Quand vous avez très faim et que vous avez devant vous un plat délicieux, que se produit-il dans votre corps? La vue du repas stimule une région de votre cerveau, qui envoie ensuite des messages à votre corps. Vous commencez par exemple à saliver. Maintenant, supposons que vous avez très faim, mais qu’il n’y a pas de nourriture dans votre champ visuel. Vous fermez les yeux et vous imaginez un bon repas à la place. Qu’arrivera-t-il dans votre corps? Vous saliverez quand même. Pourquoi? Car les images que nous créons dans notre mental envoient aussi des messages à certaines parties de notre cerveau. L’image mentale est donc suffisante pour stimuler les mêmes réactions physiologiques.

Voyons un deuxième exemple. Supposons que vous êtes au travail, où un collègue vous intimide et a des paroles blessantes à votre égard. Le niveau de cortisol, l’hormone du stress, risque probablement d’augmenter dans votre corps. Vous pourriez alors ressentir de l’anxiété. Maintenant, imaginez que vous êtes votre propre intimidateur : vous vous critiquez et vous vous rabaissez très souvent. En faisant cela, vous stimulez aussi des sensations ou des émotions désagréables. Ces exemples montrent que les pensées et les images que nous créons stimulent des réactions puissantes du cerveau et du corps.

Inversons maintenant ces situations. Imaginez que vous faites une erreur et que vous êtes fâchés envers vous-même. Si quelqu’un a une attitude accueillante, bienveillante et compréhensive envers vous, cela réduira sans doute l’intensité de votre frustration.

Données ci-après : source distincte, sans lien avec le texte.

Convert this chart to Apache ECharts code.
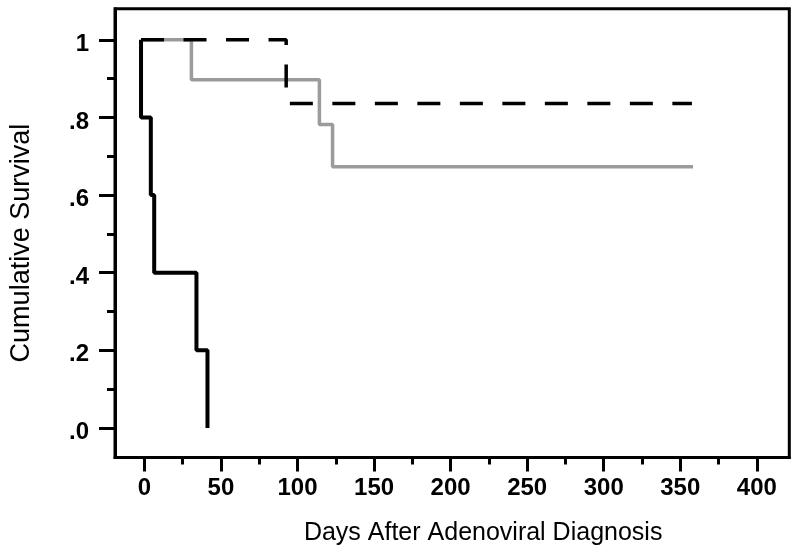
<!DOCTYPE html>
<html>
<head>
<meta charset="utf-8">
<script src="https://cdn.jsdelivr.net/npm/echarts@6/dist/echarts.min.js"></script>
<style>
html,body{margin:0;padding:0;background:#fff;}
#chart{width:800px;height:556px;}
</style>
</head>
<body>
<div id="chart"></div>
<script>
// ---- Data (days, cumulative survival after each step) ----
const grayDays = [-2.2, 30.7, 114.3, 122.9, 358.3];
const graySurv = [1, 0.897, 0.782, 0.673, 0.673];

const dashedDays = [-2.2, 92.6, 357.6];
const dashedSurv = [1, 0.836, 0.836];

const blackDays = [-2.2, -2.2, 4.2, 6.4, 34.0, 41.2];
const blackSurv = [1, 0.8, 0.6, 0.4, 0.2, 0];

// ---- Tick values / labels ----
const xMajorTicks = [0, 50, 100, 150, 200, 250, 300, 350, 400];
const xMinorTicks = [25, 75, 125, 175, 225, 275, 325, 375];
const yMajorTicks = [0, 0.2, 0.4, 0.6, 0.8, 1];
const yMajorLabels = ['.0', '.2', '.4', '.6', '.8', '1'];
const yMinorTicks = [0.1, 0.3, 0.5, 0.7, 0.9];

const xTitle = 'Days After Adenoviral Diagnosis';
const yTitle = 'Cumulative Survival';

function pts(xs, ys) { return xs.map((x, i) => [x, ys[i]]); }

const X_MIN = -19.2, X_MAX = 421.2;
const Y_MIN = -0.076, Y_MAX = 1.08;
const FONT = '"Liberation Sans", Arial, Helvetica, sans-serif';

const chart = echarts.init(document.getElementById('chart'), null, {renderer: 'canvas'});
chart.setOption({
  animation: false,
  backgroundColor: '#fff',
  grid: {
    left: 113.3, right: 10.7, top: 8.7, bottom: 98.5,
    show: true, borderColor: '#000', borderWidth: 3, backgroundColor: 'transparent'
  },
  xAxis: [
    {
      type: 'value', min: X_MIN, max: X_MAX, position: 'bottom',
      axisLine: {show: true, onZero: false, lineStyle: {color: '#000', width: 3}},
      axisTick: {show: true, customValues: xMajorTicks, length: 14, lineStyle: {color: '#000', width: 3}},
      axisLabel: {show: true, customValues: xMajorTicks, margin: 19,
        color: '#000', fontFamily: FONT, fontWeight: 'bold', fontSize: 24},
      splitLine: {show: false},
      name: xTitle, nameLocation: 'middle', nameGap: 63,
      nameTextStyle: {color: '#000', fontFamily: FONT, fontSize: 25, padding: [0, 0, 0, 62]}
    },
    {
      type: 'value', min: X_MIN, max: X_MAX, position: 'bottom', offset: 0,
      axisLine: {show: false, onZero: false},
      axisTick: {show: true, customValues: xMinorTicks, length: 7, lineStyle: {color: '#000', width: 3}},
      axisLabel: {show: false},
      splitLine: {show: false}
    }
  ],
  yAxis: [
    {
      type: 'value', min: Y_MIN, max: Y_MAX, position: 'left',
      axisLine: {show: true, onZero: false, lineStyle: {color: '#000', width: 3}},
      axisTick: {show: true, customValues: yMajorTicks, length: 16, lineStyle: {color: '#000', width: 3}},
      axisLabel: {show: true, customValues: yMajorTicks, margin: 26,
        color: '#000', fontFamily: FONT, fontWeight: 'bold', fontSize: 24,
        verticalAlign: 'top', lineHeight: 9,
        formatter: function (v) {
          const i = yMajorTicks.findIndex(t => Math.abs(t - v) < 1e-6);
          return i >= 0 ? yMajorLabels[i] : '';
        }},
      splitLine: {show: false},
      name: yTitle, nameLocation: 'middle', nameGap: 80, nameRotate: 90,
      nameTextStyle: {color: '#000', fontFamily: FONT, fontSize: 27, padding: [0, 20, 0, 0]}
    },
    {
      type: 'value', min: Y_MIN, max: Y_MAX, position: 'left', offset: 0,
      axisLine: {show: false, onZero: false},
      axisTick: {show: true, customValues: yMinorTicks, length: 8, lineStyle: {color: '#000', width: 3}},
      axisLabel: {show: false},
      splitLine: {show: false}
    }
  ],
  series: [
    {
      type: 'line', step: 'end', data: pts(grayDays, graySurv),
      showSymbol: false, symbol: 'none', clip: false,
      lineStyle: {color: '#9b9b9b', width: 3.5, cap: 'butt'}, z: 2
    },
    {
      type: 'line', step: 'end', data: pts(dashedDays, dashedSurv),
      showSymbol: false, symbol: 'none', clip: false,
      lineStyle: {color: '#000', width: 3.5, type: [23, 19.5], cap: 'butt'}, z: 3
    },
    {
      type: 'line', step: 'end', data: pts(blackDays, blackSurv),
      showSymbol: false, symbol: 'none', clip: false,
      lineStyle: {color: '#000', width: 4, cap: 'butt'}, z: 4
    }
  ]
});
</script>
</body>
</html>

Ainsi, plutôt que de suivre l’automatisme des pensées autodestructrices, nous pouvons choisir d’orienter notre mental vers des pensées et des images de compassion pour nous-mêmes. En apprenant à faire preuve de plus de compassion envers soi, à générer des pensées et des images de compassion, cela permet de ressentir plus de compassion pour soi-même. Au fil du temps, cette attitude de compassion nous apaisera et nous aidera à passer au travers des moments plus difficiles.

 

Attention!

Ressentir de la compassion pour soi est une aptitude qui se développe. Pour se sentir différemment et ressentir de la compassion pour soi, il faudra d’abord cultiver la compassion. Au début de votre nouvelle pratique, vous générerez probablement des pensées alternatives empreintes de compassion, mais en les entendant d’une façon froide et détachée. Focalisez-vous plutôt sur votre intention de ressentir de la compassion. Pour vous aider, souvenez-vous des quatre qualités de la compassion.

Je présenterai, dans un autre billet, quelques pistes concrètes pour cultiver la compassion.

Écrit par Dre Marie-Eve Turgeon, psychologue

 

Référence

  1. Gilbert, P. (2010). Compassion focused therapy: The CBT distinctive features series. Hove, England: Routledge.